Masadakilerden biri "benim, hayırdır bir şey mi yaptı size" diye sorunca! "Evet, çok terbiyesiz bir çocuk! Lütfen bu çocuğa terbiyeli olmayı öğretin. Ben karşı masada oturuyorum. Sizi, dolayısıyla çocuğunuzu da tanımam, bilmem. Çocuğunuz bir süredir el kol işaretiyle bana terbiye sınırlarını hayli aşan işaretler yapıyor."
Baba dönmüş çocuğuna "oğlum, bak beyefendi ne diyor! Sahiden dediği işaretleri yaptın mı? Öyle ise ne diye yaptın! Bu amcayı nerden tanıyorsun?" diye sormuş!
Çocuk babasına dönerek; "Evet baba, amca doğru diyor. Ona o işaretleri yaptım. Baktım tek başına masada oturuyor. Arada bir de keyifle müziklere, eğlenceye katılıyor. Ben de sırf merak nedeniyle bu kadar keyifle üstelik tek başına eğlenen amcaya işaretle kadın profili çizerek 'gelin tarafı' olup olmadığını sordum. O da eliyle işaret ederek 'yok' dedi. Sonra 'damat tarafı' mısın diye işaretle sordum. Ona da işaretle 'yok' dedi. Ben de amcanın bu iki yok demesi üzerine bir başka işaretle 'ne halt yemeye o halde buradasın ve bu kadar keyifle eğleniyorsun' diye işaret ettim. O da bunu kızmış olmalı" demiş.

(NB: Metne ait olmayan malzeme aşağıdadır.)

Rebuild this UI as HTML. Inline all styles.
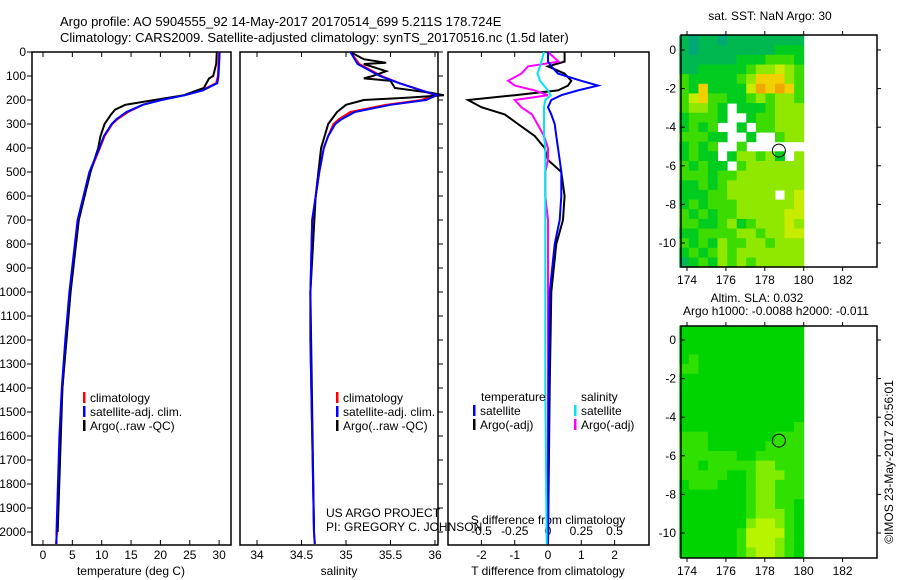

Şimdi işin hikaye tarafı bir yana...
Üç ay sonra Nisan ayı içinde ülkede yeni ve adına kimilerince "Türk usülü başkanlık" sistemi denen anayasa değişikliği referandumla halk oyuna sunulacak.
"Kırk satır mı, kırk katır mı hesabı" ez cümle...
Sözü çok uzatmadan şu an içinde bulunduğum ruh halinin içime hiç mi hiç sinmeyen pür melalini paylaşıp kurtulayım!
Doksan küsur yıllık olan ve adına "parlamanter sistem" denen bu güdük ve kadük "demokrasi"nin başta biz Kürtlere ve dahi fakir fukara emekçi halka pek bir şey katmadığı, çoğu kez söylemde kaldığı aşikar.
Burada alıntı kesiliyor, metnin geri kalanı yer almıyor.